これもある意味、利他

雨なのでラジオ体操を家でする。

早朝、シャッターを開ける前の部屋の中、携帯のラジオアプリからいつもの音楽と声を聞きながら始めたが、同じはずなのになんだかしらける。一人だからかもしれない。

職場の朝礼の後などに全員でやっているところもある。

私の勤めていたところでは、ひと月に一回、昼休みにテープだけ流れた。一応流しておくから。福利厚生として。という感じなのでほとんどの社員はやらない。ところが副部長が「ほら、やるぞ」と自ら立ち上がる。部長は笑って見ている。すぐ上の先輩たちは昼休みでも終わらない仕事に必死でそれどころではなく見向きもしない。私の他に二人、女性がいたが、どちらもスッと席をたつ。
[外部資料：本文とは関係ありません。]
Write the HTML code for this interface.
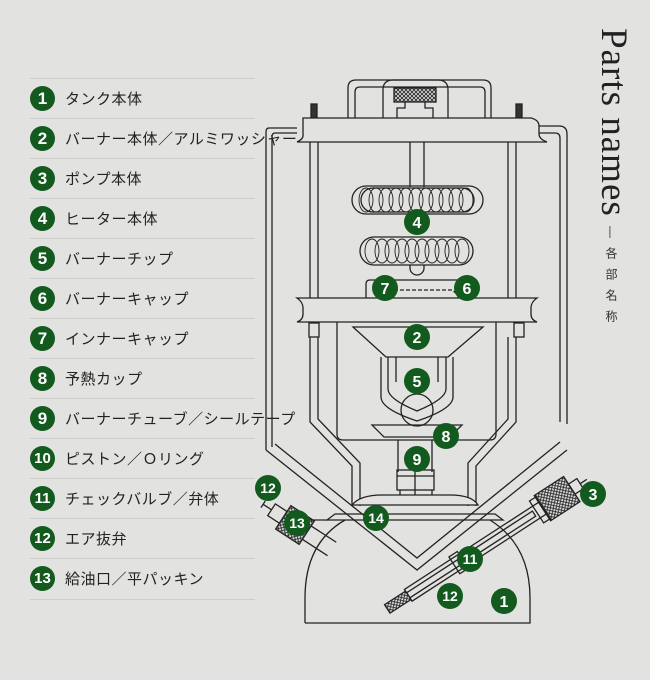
<!DOCTYPE html>
<html><head><meta charset="utf-8"><style>
html,body{margin:0;padding:0}
body{width:650px;height:680px;background:#e2e2e0;position:relative;overflow:hidden;font-family:"Liberation Sans","Noto Sans CJK JP",sans-serif}
.row{position:absolute;left:30px;width:225px;height:40px;border-top:1px solid #cdcdcb}
.row .c{position:absolute;left:0;top:7px;width:25px;height:25px;border-radius:50%;background:#135a1f;color:#fff;font-size:17px;line-height:25px;text-align:center;font-weight:bold}
.row .t{position:absolute;left:35px;top:9px;font-size:15px;color:#222;white-space:nowrap;letter-spacing:0.5px}
.title{position:absolute;left:632px;top:28px;transform-origin:0 0;transform:rotate(90deg);white-space:nowrap;font-family:"Liberation Serif",serif;font-size:37px;letter-spacing:1px;color:#222;line-height:1}
.sub{position:absolute;left:603px;top:226px;writing-mode:vertical-rl;font-family:"Liberation Sans","Noto Sans CJK JP",sans-serif;font-size:12px;color:#333;letter-spacing:9px}
</style></head><body>
<div class="row" style="top:78px"><div class="c">1</div><div class="t">タンク本体</div></div>
<div class="row" style="top:118px"><div class="c">2</div><div class="t">バーナー本体／アルミワッシャー</div></div>
<div class="row" style="top:158px"><div class="c">3</div><div class="t">ポンプ本体</div></div>
<div class="row" style="top:198px"><div class="c">4</div><div class="t">ヒーター本体</div></div>
<div class="row" style="top:238px"><div class="c">5</div><div class="t">バーナーチップ</div></div>
<div class="row" style="top:278px"><div class="c">6</div><div class="t">バーナーキャップ</div></div>
<div class="row" style="top:318px"><div class="c">7</div><div class="t">インナーキャップ</div></div>
<div class="row" style="top:358px"><div class="c">8</div><div class="t">予熱カップ</div></div>
<div class="row" style="top:398px"><div class="c">9</div><div class="t">バーナーチューブ／シールテープ</div></div>
<div class="row" style="top:438px"><div class="c" style="font-size:15px">10</div><div class="t">ピストン／Ｏリング</div></div>
<div class="row" style="top:478px"><div class="c" style="font-size:15px">11</div><div class="t">チェックバルブ／弁体</div></div>
<div class="row" style="top:518px"><div class="c" style="font-size:15px">12</div><div class="t">エア抜弁</div></div>
<div class="row" style="top:558px"><div class="c" style="font-size:15px">13</div><div class="t">給油口／平パッキン</div><div style="position:absolute;left:0;top:40px;width:225px;border-top:1px solid #cdcdcb"></div></div>

<div class="title">Parts names</div>
<div class="sub">—各部名称</div>

<svg width="650" height="680" style="position:absolute;left:0;top:0" fill="none" stroke="#222" stroke-width="1.3">
<defs>
<pattern id="mesh" width="4" height="4" patternUnits="userSpaceOnUse"><rect width="4" height="4" fill="#ddd" stroke="none"/><path d="M0 0L4 4M4 0L0 4" stroke="#222" stroke-width="0.8"/></pattern>
</defs>
<path d="M348 120V88q0-8 8-8h127q8 0 8 8v32"/>
<path d="M355 120V92q0-5 5-5h120q5 0 5 5v28"/>
<path d="M383 118V90q0-10 10-10h45q10 0 10 10v28"/>
<rect x="394" y="88" width="42" height="14" fill="url(#mesh)"/>
<path d="M397 118v-10h8v-6M433 118v-10h-8v-6"/>
<rect x="311" y="104" width="6" height="14" fill="#333"/><rect x="516" y="104" width="6" height="14" fill="#333"/>
<path d="M303 118h228q8 2 8 8v8q0 5 8 8H297q7-3 6-8v-8q0-6 0-8z" fill="#e2e2e0"/>
<path d="M297 128h-28q-3 0-3 4v318" /><path d="M297 133h-22q-3 0-3 4v310"/>
<path d="M539 126h20q8 0 8 8v290"/><path d="M539 133h16q5 0 5 5v284"/>
<path d="M310 142v158M318 142v158M508 142v158M516 142v158"/>
<path d="M410 142v45M424 142v45"/>
<rect x="352" y="186" width="131" height="28" rx="14"/>
<rect x="361" y="188" width="113" height="24" rx="12"/>
<g stroke-width="0.9">
<path d="M366 188 a7 12 0 0 1 0 24 a7 12 0 0 1 0 -24 M376 188a7 12 0 0 1 0 24a7 12 0 0 1 0-24M386 188a7 12 0 0 1 0 24a7 12 0 0 1 0-24M396 188a7 12 0 0 1 0 24a7 12 0 0 1 0-24M406 188a7 12 0 0 1 0 24a7 12 0 0 1 0-24M416 188a7 12 0 0 1 0 24a7 12 0 0 1 0-24M426 188a7 12 0 0 1 0 24a7 12 0 0 1 0-24M436 188a7 12 0 0 1 0 24a7 12 0 0 1 0-24M446 188a7 12 0 0 1 0 24a7 12 0 0 1 0-24M456 188a7 12 0 0 1 0 24a7 12 0 0 1 0-24M466 188a7 12 0 0 1 0 24a7 12 0 0 1 0-24"/>
<path d="M372 239a7 12 0 0 1 0 24a7 12 0 0 1 0-24M382 239a7 12 0 0 1 0 24a7 12 0 0 1 0-24M392 239a7 12 0 0 1 0 24a7 12 0 0 1 0-24M402 239a7 12 0 0 1 0 24a7 12 0 0 1 0-24M412 239a7 12 0 0 1 0 24a7 12 0 0 1 0-24M422 239a7 12 0 0 1 0 24a7 12 0 0 1 0-24M432 239a7 12 0 0 1 0 24a7 12 0 0 1 0-24M442 239a7 12 0 0 1 0 24a7 12 0 0 1 0-24M452 239a7 12 0 0 1 0 24a7 12 0 0 1 0-24M462 239a7 12 0 0 1 0 24a7 12 0 0 1 0-24"/>
</g>
<rect x="360" y="237" width="113" height="28" rx="14"/>
<path d="M410 265v3a7 7 0 0 0 14 0v-3"/>
<path d="M366 322v-38q0-4 4-4h94q4 0 4 4v38"/>
<path d="M394 290h58l6 5v14" stroke-dasharray="4 2"/>
<g stroke="none" fill="#222">
<rect x="370" y="306" width="96" height="2.5" rx="1"/>
<rect x="370" y="315" width="96" height="2.5" rx="1"/>
</g>
<path d="M297 298h240q-6 4-6 10v6q0 6 6 8H297q6-2 6-8v-6q0-6-6-10z" fill="#e2e2e0"/>
<rect x="309" y="323" width="10" height="14"/><rect x="514" y="323" width="10" height="14"/>
<path d="M310 337v85l42 44v40M318 337v82l42 44v43M516 337v85l-40 44v40M508 337v82l-40 44v43"/>
<path d="M337 322v112q0 6 6 6h147q6 0 6-6V322"/>
<path d="M353 327h130l-35 30h-62z"/>
<path d="M381 357v40M388 357v32M396 357v25M438 357v25M446 357v32M453 357v40"/>
<path d="M381 397q0 12 36 24q36-12 36-24"/>
<path d="M388 389q0 10 29 22q29-12 29-22"/>
<circle cx="417" cy="410" r="16"/>
<path d="M372 425h90l-12 12h-66z"/>
<path d="M398 440v32M432 440v32"/>
<rect x="397" y="470" width="37" height="20"/><path d="M397 476h37M415 470v27"/>
<path d="M400 490v7M432 490v7"/>
<path d="M352 505q8-10 30-10h68q22 0 28 10z" fill="#e2e2e0"/>
<path d="M327 520l8-6h160l8 6z"/>
<path d="M305 623v-25q0-55 40-78M490 520q40 25 40 78v25H305"/>
<path d="M266 450l151 120l150-120"/>
<path d="M275 444l142 114l143-116"/>
<g transform="translate(555,500) rotate(-33)">
<rect x="-175" y="-7" width="160" height="14"/>
<rect x="-175" y="-3" width="150" height="6"/>
<rect x="-15" y="-15" width="35" height="30" fill="url(#mesh)"/>
<rect x="-22" y="-13" width="8" height="26"/>
<rect x="20" y="-6" width="10" height="12"/>
<path d="M30 0h8"/>
<rect x="-120" y="-10" width="10" height="20"/>
<rect x="-200" y="-5" width="25" height="10" fill="url(#mesh)"/>
</g>
<g transform="translate(295,525) rotate(33)">
<rect x="-14" y="-14" width="28" height="28" fill="url(#mesh)"/>
<rect x="-28" y="-7" width="14" height="14"/>
<path d="M-28 0h-10M-38 -4v8"/>
<path d="M14 -8h30M14 8h30"/>
</g>
<path d="M327 520l-25 0" />
</svg>
<svg width="650" height="680" style="position:absolute;left:0;top:0">
<g fill="#135a1f"><circle cx="504" cy="601" r="13"/><circle cx="417" cy="337" r="13"/><circle cx="593" cy="494" r="13"/><circle cx="417" cy="222" r="13"/><circle cx="417" cy="381" r="13"/><circle cx="467" cy="288" r="13"/><circle cx="385" cy="288" r="13"/><circle cx="446" cy="436" r="13"/><circle cx="417" cy="459" r="13"/><circle cx="470" cy="559" r="13"/><circle cx="268" cy="488" r="13"/><circle cx="450" cy="596" r="13"/><circle cx="297" cy="523" r="13"/><circle cx="376" cy="518" r="13"/></g>
<g fill="#fff" font-family="Liberation Sans,sans-serif" font-weight="bold" font-size="16" text-anchor="middle">
<text x="504" y="607">1</text><text x="417" y="343">2</text><text x="593" y="500">3</text><text x="417" y="228">4</text><text x="417" y="387">5</text><text x="467" y="294">6</text><text x="385" y="294">7</text><text x="446" y="442">8</text><text x="417" y="465">9</text>
<g font-size="14"><text x="470" y="564">11</text><text x="268" y="493">12</text><text x="450" y="601">12</text><text x="297" y="528">13</text><text x="376" y="523">14</text></g>
</g>
</svg>
</body></html>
副部長は満面の笑みで私を見る。

広い部屋で私と副部長だけが飛んだり跳ねたりするのだった。

あの10分も周囲の冷ややかな視線の中、楽しくもなんともなかったが、一人、暗い部屋の中っていうのはもっとつまらないのだ。

閉まっている窓が鏡がわりになって自分が映る。

びっくりした。

ただ、深呼吸の動きをしているだけなのに、なんか、おかしい。おかしいというより、変。というか滑稽。

以前にも書いたが、私は肘から先が微妙に曲がっている。そのせいだろうか。まっすぐ腕を上に上げ、横に下ろしてくるだけの動作なのに、なんの難しさもない、むしろ自分ではここは大丈夫と思っていた最初のところから、妙な動きをしていた。

筋力のなさなのかと腕にも肩周りにも、腹筋にも意識して力を入れて形を意識しながらやってみる。

余計、ヘンテコリンになった。

ぴょんぴょん跳ねたり、上半身をぐるぐる回したりするところは上手にできていない自覚があった。

きっと自分で思っているより飛べていない。回っていない。

しかし、まさか初っ端からとは。こんな奇妙な姿を私は毎朝、あそこで晒していたのか。

衝撃と驚きとおかしみ。

誰もいない部屋で窓に映る自分の姿が大真面目でよけい笑えてくる。

これは。ひょっとするとこの面白体操をどこかでお楽しみにしているマニアがいるかもしれない。

辛いこと、しんどいことを抱えている日々。その誰かの朝のひと時、思わずふふっと笑ってしまう奇妙な体操をする女。それが私。

何があってもあれを見たら笑っちゃうんだよねえ。それが私。

あんな人でもきっと楽しく生きてんだろうなあ。それが私。

どこかでお役に立っていることを祈る。